Friday 8 April 2016

The good and the bad of audio books

For the first time ever last week I asked for a refund on an Audible book (yes you can do that, surprisingly!)

The book in question was "Hawk Of May", the first in Gillian Bradshaw's excellent trilogy of Arthurian/Dark Ages novels about Gwalchmai ap Lot (Gawain). I own it in print and I adore the series, but given I had credits to burn, I figured having it to listen to on my commute would be good inspiration for Dux Britannoiarum.

Oh. Dear.

Let me quote my review:
Quite honestly, this is unlistenable. The (American) narrator affects a range of supposedly Scots accents for the characters (including the first person narrator), and they are, I'm sorry to say, unlistenably, almost embarrassingly bad.
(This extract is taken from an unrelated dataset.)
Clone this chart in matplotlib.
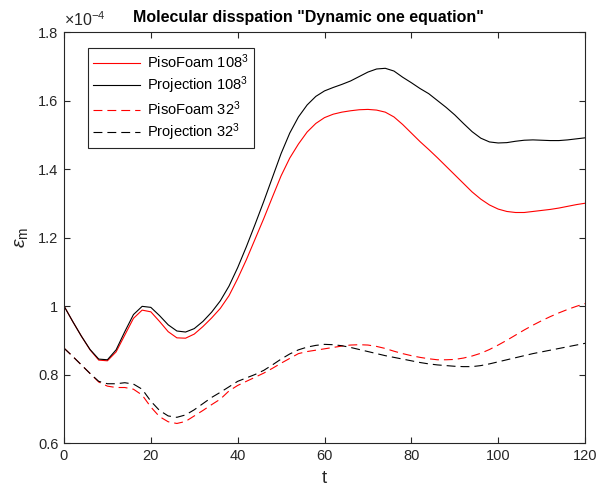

Gwalchmai (the narrator) as a teenager sounds at BEST like Wee Jimme Krankie, and is at worst borderline incomprehensible.
The reading has pretty much ruined the story for me, so much that I've actually stopped listening,. 
The video link to the right is the first 15 mins, which was about all I could stand. Some of the American reviewers actually liked it!

So, to easy my disappointment, I'm now two chapters in to Bernard Cornwell's "The Winter King", read by someone with a much better grasp of accents.... which is prompting interesting thoughts on the nature of magic in its world.